◆ **Data block**:
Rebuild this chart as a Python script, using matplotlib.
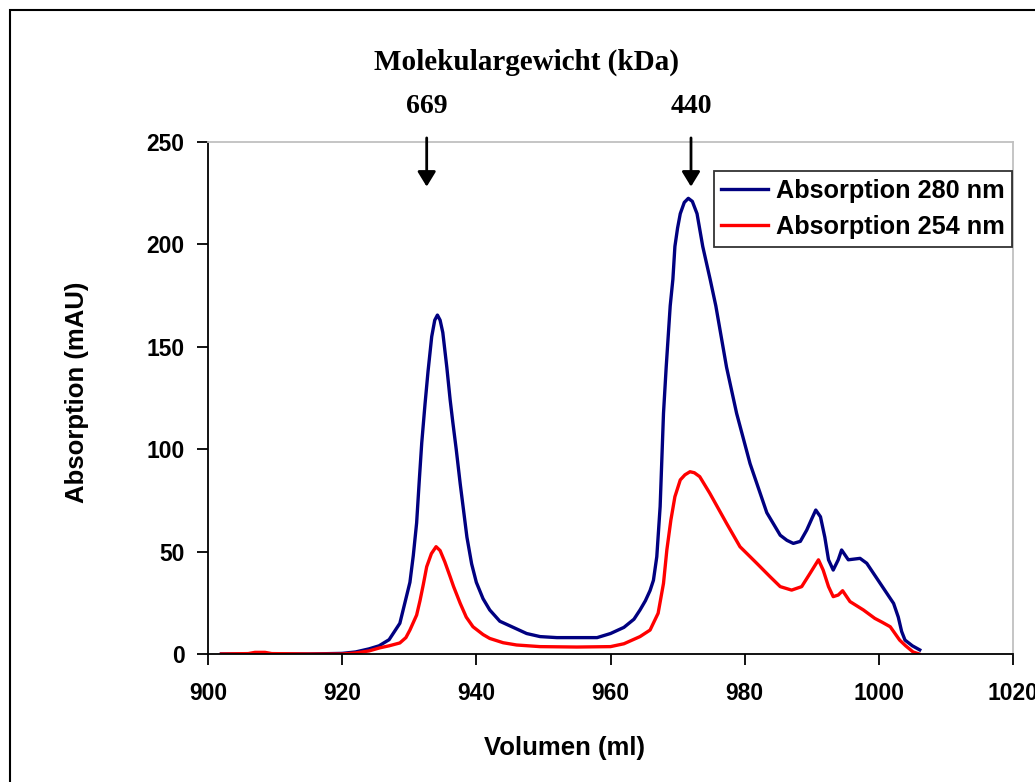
import numpy as np
import matplotlib
matplotlib.use('Agg')
import matplotlib.pyplot as plt
from matplotlib.patches import Rectangle

# Elution volume (ml) and absorption (mAU)
vol_280 = [902, 905, 910, 915, 920, 922, 924, 925.5, 927, 928.6, 929.5, 930.1, 930.6, 931.1,
           931.5, 931.86, 932.35, 932.8, 933.35, 933.8, 934.2, 934.6, 935.0, 935.6, 936.1,
           936.5, 937.0, 937.6, 938.1, 938.6, 939.3, 940, 941, 942, 943.5, 945.5, 947.5,
           949.5, 952, 955, 958, 960, 962, 963.5, 964.4, 965.2, 965.9, 966.4, 966.9, 967.4,
           967.9, 968.3, 968.9, 969.3, 969.6, 970.0, 970.4, 971.0, 971.6, 972.2, 972.9,
           973.75, 974.85, 975.7, 977.3, 978.8, 980.8, 983.3, 985.3, 986.3, 987.25, 988.3,
           989.25, 990.0, 990.6, 991.3, 991.95, 992.5, 993.2, 993.95, 994.45, 995.45, 997.2,
           998.2, 1000.2, 1002.2, 1002.9, 1003.4, 1003.9, 1005, 1006.1]
abs_280 = [0, 0, 0, 0, 0.3, 1, 2.5, 4, 7, 15, 27, 35, 48, 64,
           85, 103, 122, 138, 155, 163, 165.5, 163, 157, 140, 124,
           113, 100, 83, 70, 57, 44, 35, 27, 21.5, 16, 13, 10,
           8.5, 8, 8, 8, 10, 13, 17, 21.5, 26, 31, 36, 47.5, 72,
           117.5, 140, 170, 183, 199, 208, 215, 220.5, 222.5, 221, 215,
           199, 183, 170, 140, 117.5, 93, 69, 58, 55.5, 54, 55,
           60.5, 66, 70.3, 67, 57, 46, 41, 46, 50.8, 46, 46.7,
           44.3, 34.5, 24.7, 18, 11, 6.8, 4, 2]

vol_254 = [902, 906, 907, 908.5, 909.5, 915, 920, 922, 924, 925.6, 927, 928.6, 929.5, 930.1,
           931.1, 931.6, 932.1, 932.6, 933.3, 934.0, 934.6, 935.3, 936.1, 936.6, 937.6,
           938.5, 939.5, 941, 942, 944, 946, 949.5, 955, 960, 962, 964.4, 965.9, 967.1,
           967.9, 968.4, 969.0, 969.6, 970.4, 971.1, 971.85, 972.5, 973.3, 974.8, 977.3,
           979.3, 981.8, 983.8, 985.3, 987.0, 988.5, 989.75, 991.0, 991.7, 992.5, 993.2,
           993.95, 994.6, 995.7, 997.7, 999.4, 1000.5, 1001.7, 1003.1, 1004, 1005.1, 1006]
abs_254 = [0, 0.2, 0.8, 0.8, 0.2, 0, 0, 0.5, 1.5, 3, 4, 5.4, 8, 11.7,
           19, 26, 34, 42.6, 49, 52.4, 50.5, 45, 37.7, 33, 24.7,
           18, 13.3, 9.5, 7.6, 5.5, 4.4, 3.6, 3.4, 3.6, 5, 8.5, 11.7, 19.9,
           34.5, 50.8, 65.4, 76.8, 85, 87.5, 89, 88.5, 86.6, 78.5, 63.8,
           52.4, 44.3, 37.7, 32.9, 31.2, 32.9, 39.4, 46, 41, 32.9, 28,
           28.8, 30.9, 25.6, 21.5, 17.4, 15.5, 13.3, 6.8, 4, 1, 0]

# Marker positions (ml) and molecular weights (kDa)
marker_vol = [932.6, 972.0]
marker_kda = ['669', '440']

x_ticks = [900, 920, 940, 960, 980, 1000, 1020]
y_ticks = [0, 50, 100, 150, 200, 250]

sans = 'Liberation Sans'
serif = 'Liberation Serif'

fig = plt.figure(figsize=(10.35, 7.82), dpi=100)
ax = fig.add_axes([208/1035, 1-654/782, (1013-208)/1035, (654-142)/782])

ax.plot(vol_280, abs_280, color='#000080', lw=2.4, label='Absorption 280 nm')
ax.plot(vol_254, abs_254, color='#ff0000', lw=2.4, label='Absorption 254 nm')

ax.set_xlim(900, 1020)
ax.set_ylim(0, 250)
ax.set_xticks(x_ticks)
ax.set_yticks(y_ticks)
ax.tick_params(direction='out', length=8, width=1.3, labelsize=16.5)
ax.tick_params(axis='x', pad=12)
ax.tick_params(axis='y', pad=9)
for lab in ax.get_xticklabels() + ax.get_yticklabels():
    lab.set_fontfamily(sans)
    lab.set_fontweight('bold')

ax.spines['left'].set_linewidth(1.3)
ax.spines['bottom'].set_linewidth(1.3)
for s in ['top', 'right']:
    ax.spines[s].set_color('#c0c0c0')
    ax.spines[s].set_linewidth(1.3)

fig.text(565/1035, 1-748/782, 'Volumen (ml)', ha='center', va='center',
         fontsize=18.5, fontweight='bold', family=sans)
fig.text(77/1035, 1-392/782, 'Absorption (mAU)', ha='center', va='center', rotation=90,
         fontsize=18.5, fontweight='bold', family=sans)
fig.text(527/1035, 1-62/782, 'Molekulargewicht (kDa)', ha='center', va='center',
         fontsize=21, fontweight='bold', family=serif)

for v, k in zip(marker_vol, marker_kda):
    ax.text(v, 267.5, k, ha='center', va='center', fontsize=20, fontweight='bold',
            family=serif, clip_on=False)
    ax.annotate('', xy=(v, 228.2), xytext=(v, 252), annotation_clip=False,
                arrowprops=dict(arrowstyle='-|>,head_width=0.55,head_length=0.9',
                                color='black', lw=2.0, shrinkA=0, shrinkB=0))

leg = ax.legend(loc='upper right', bbox_to_anchor=(0.999, 1-29/512),
                prop={'family': sans, 'weight': 'bold', 'size': 18.2},
                frameon=True, fancybox=False, borderpad=0.3, handlelength=1.85,
                handletextpad=0.3, labelspacing=0.5, borderaxespad=0.0)
leg.get_frame().set_edgecolor('black')
leg.get_frame().set_linewidth(1.3)

# outer chart border
fig.patches.append(Rectangle((10/1035, -0.1), 1.2, 1-10/782+0.1, transform=fig.transFigure,
                             fill=False, edgecolor='black', lw=1.5))

fig.savefig('out.png', dpi=100)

◆ **Exercise**: Return, unchanged, the lines from the first line of the material through the line that holds "44.3, 34.5, 24.7, 18, 11, 6.8, 4, 2]", inclusive, omitting pictures.

◆ **Output**:
Rebuild this chart as a Python script, using matplotlib.
import numpy as np
import matplotlib
matplotlib.use('Agg')
import matplotlib.pyplot as plt
from matplotlib.patches import Rectangle

# Elution volume (ml) and absorption (mAU)
vol_280 = [902, 905, 910, 915, 920, 922, 924, 925.5, 927, 928.6, 929.5, 930.1, 930.6, 931.1,
           931.5, 931.86, 932.35, 932.8, 933.35, 933.8, 934.2, 934.6, 935.0, 935.6, 936.1,
           936.5, 937.0, 937.6, 938.1, 938.6, 939.3, 940, 941, 942, 943.5, 945.5, 947.5,
           949.5, 952, 955, 958, 960, 962, 963.5, 964.4, 965.2, 965.9, 966.4, 966.9, 967.4,
           967.9, 968.3, 968.9, 969.3, 969.6, 970.0, 970.4, 971.0, 971.6, 972.2, 972.9,
           973.75, 974.85, 975.7, 977.3, 978.8, 980.8, 983.3, 985.3, 986.3, 987.25, 988.3,
           989.25, 990.0, 990.6, 991.3, 991.95, 992.5, 993.2, 993.95, 994.45, 995.45, 997.2,
           998.2, 1000.2, 1002.2, 1002.9, 1003.4, 1003.9, 1005, 1006.1]
abs_280 = [0, 0, 0, 0, 0.3, 1, 2.5, 4, 7, 15, 27, 35, 48, 64,
           85, 103, 122, 138, 155, 163, 165.5, 163, 157, 140, 124,
           113, 100, 83, 70, 57, 44, 35, 27, 21.5, 16, 13, 10,
           8.5, 8, 8, 8, 10, 13, 17, 21.5, 26, 31, 36, 47.5, 72,
           117.5, 140, 170, 183, 199, 208, 215, 220.5, 222.5, 221, 215,
           199, 183, 170, 140, 117.5, 93, 69, 58, 55.5, 54, 55,
           60.5, 66, 70.3, 67, 57, 46, 41, 46, 50.8, 46, 46.7,
           44.3, 34.5, 24.7, 18, 11, 6.8, 4, 2]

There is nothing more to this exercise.